◆ What is needed
Skip any picture you find and retype all the remaining lines exactly.

================

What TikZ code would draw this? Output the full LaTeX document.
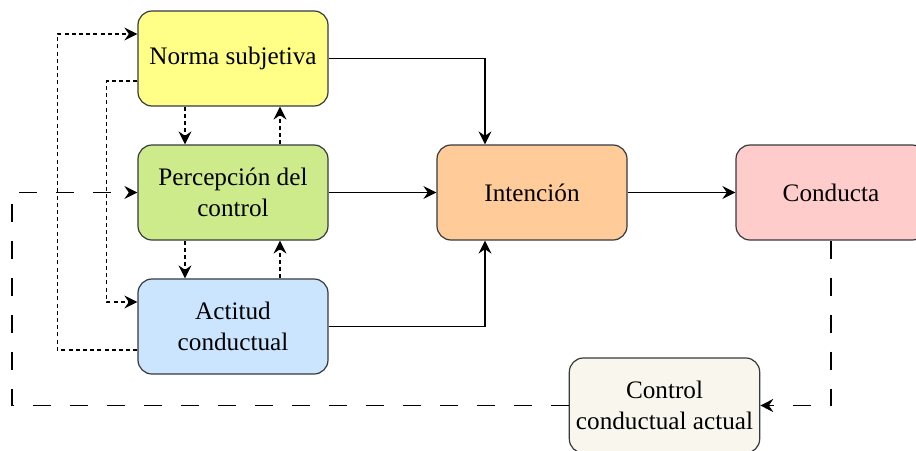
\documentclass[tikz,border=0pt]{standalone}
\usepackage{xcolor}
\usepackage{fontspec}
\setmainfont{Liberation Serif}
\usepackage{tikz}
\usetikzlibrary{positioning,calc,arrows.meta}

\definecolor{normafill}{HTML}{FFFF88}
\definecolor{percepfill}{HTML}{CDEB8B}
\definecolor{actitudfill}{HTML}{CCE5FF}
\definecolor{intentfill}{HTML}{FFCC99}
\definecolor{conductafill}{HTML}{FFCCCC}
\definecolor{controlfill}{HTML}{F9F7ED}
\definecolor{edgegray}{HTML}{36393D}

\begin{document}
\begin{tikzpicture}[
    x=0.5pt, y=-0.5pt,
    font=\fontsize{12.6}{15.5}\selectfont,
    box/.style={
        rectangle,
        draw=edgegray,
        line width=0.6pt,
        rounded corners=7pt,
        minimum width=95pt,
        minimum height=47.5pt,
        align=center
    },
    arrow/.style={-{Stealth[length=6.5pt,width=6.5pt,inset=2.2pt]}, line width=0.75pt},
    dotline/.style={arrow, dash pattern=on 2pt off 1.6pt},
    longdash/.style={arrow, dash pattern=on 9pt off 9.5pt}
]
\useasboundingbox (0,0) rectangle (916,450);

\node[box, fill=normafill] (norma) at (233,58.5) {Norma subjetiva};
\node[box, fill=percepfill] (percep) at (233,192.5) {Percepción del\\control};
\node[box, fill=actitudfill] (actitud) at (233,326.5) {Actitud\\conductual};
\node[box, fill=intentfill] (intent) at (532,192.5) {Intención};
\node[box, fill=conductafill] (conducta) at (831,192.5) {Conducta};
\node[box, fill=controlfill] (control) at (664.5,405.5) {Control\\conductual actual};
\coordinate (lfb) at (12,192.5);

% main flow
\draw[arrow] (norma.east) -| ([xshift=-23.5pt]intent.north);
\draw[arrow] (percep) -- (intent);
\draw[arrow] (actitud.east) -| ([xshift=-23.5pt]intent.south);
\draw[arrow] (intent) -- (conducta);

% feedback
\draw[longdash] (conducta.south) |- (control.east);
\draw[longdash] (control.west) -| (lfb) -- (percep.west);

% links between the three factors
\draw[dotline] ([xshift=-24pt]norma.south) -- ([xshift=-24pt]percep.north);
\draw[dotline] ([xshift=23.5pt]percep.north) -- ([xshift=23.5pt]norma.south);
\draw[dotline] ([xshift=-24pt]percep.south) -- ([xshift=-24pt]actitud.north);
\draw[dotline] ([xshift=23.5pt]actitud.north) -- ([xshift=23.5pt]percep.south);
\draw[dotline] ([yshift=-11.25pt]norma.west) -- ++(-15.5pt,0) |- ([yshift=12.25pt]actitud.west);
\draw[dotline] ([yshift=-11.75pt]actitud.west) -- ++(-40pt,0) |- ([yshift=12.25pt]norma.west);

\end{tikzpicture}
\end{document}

================

◆ Result
What TikZ code would draw this? Output the full LaTeX document.
\documentclass[tikz,border=0pt]{standalone}
\usepackage{xcolor}
\usepackage{fontspec}
\setmainfont{Liberation Serif}
\usepackage{tikz}
\usetikzlibrary{positioning,calc,arrows.meta}

\definecolor{normafill}{HTML}{FFFF88}
\definecolor{percepfill}{HTML}{CDEB8B}
\definecolor{actitudfill}{HTML}{CCE5FF}
\definecolor{intentfill}{HTML}{FFCC99}
\definecolor{conductafill}{HTML}{FFCCCC}
\definecolor{controlfill}{HTML}{F9F7ED}
\definecolor{edgegray}{HTML}{36393D}

\begin{document}
\begin{tikzpicture}[
    x=0.5pt, y=-0.5pt,
    font=\fontsize{12.6}{15.5}\selectfont,
    box/.style={
        rectangle,
        draw=edgegray,
        line width=0.6pt,
        rounded corners=7pt,
        minimum width=95pt,
        minimum height=47.5pt,
        align=center
    },
    arrow/.style={-{Stealth[length=6.5pt,width=6.5pt,inset=2.2pt]}, line width=0.75pt},
    dotline/.style={arrow, dash pattern=on 2pt off 1.6pt},
    longdash/.style={arrow, dash pattern=on 9pt off 9.5pt}
]
\useasboundingbox (0,0) rectangle (916,450);

\node[box, fill=normafill] (norma) at (233,58.5) {Norma subjetiva};
\node[box, fill=percepfill] (percep) at (233,192.5) {Percepción del\\control};
\node[box, fill=actitudfill] (actitud) at (233,326.5) {Actitud\\conductual};
\node[box, fill=intentfill] (intent) at (532,192.5) {Intención};
\node[box, fill=conductafill] (conducta) at (831,192.5) {Conducta};
\node[box, fill=controlfill] (control) at (664.5,405.5) {Control\\conductual actual};
\coordinate (lfb) at (12,192.5);

% main flow
\draw[arrow] (norma.east) -| ([xshift=-23.5pt]intent.north);
\draw[arrow] (percep) -- (intent);
\draw[arrow] (actitud.east) -| ([xshift=-23.5pt]intent.south);
\draw[arrow] (intent) -- (conducta);

% feedback
\draw[longdash] (conducta.south) |- (control.east);
\draw[longdash] (control.west) -| (lfb) -- (percep.west);

% links between the three factors
\draw[dotline] ([xshift=-24pt]norma.south) -- ([xshift=-24pt]percep.north);
\draw[dotline] ([xshift=23.5pt]percep.north) -- ([xshift=23.5pt]norma.south);
\draw[dotline] ([xshift=-24pt]percep.south) -- ([xshift=-24pt]actitud.north);
\draw[dotline] ([xshift=23.5pt]actitud.north) -- ([xshift=23.5pt]percep.south);
\draw[dotline] ([yshift=-11.25pt]norma.west) -- ++(-15.5pt,0) |- ([yshift=12.25pt]actitud.west);
\draw[dotline] ([yshift=-11.75pt]actitud.west) -- ++(-40pt,0) |- ([yshift=12.25pt]norma.west);

\end{tikzpicture}
\end{document}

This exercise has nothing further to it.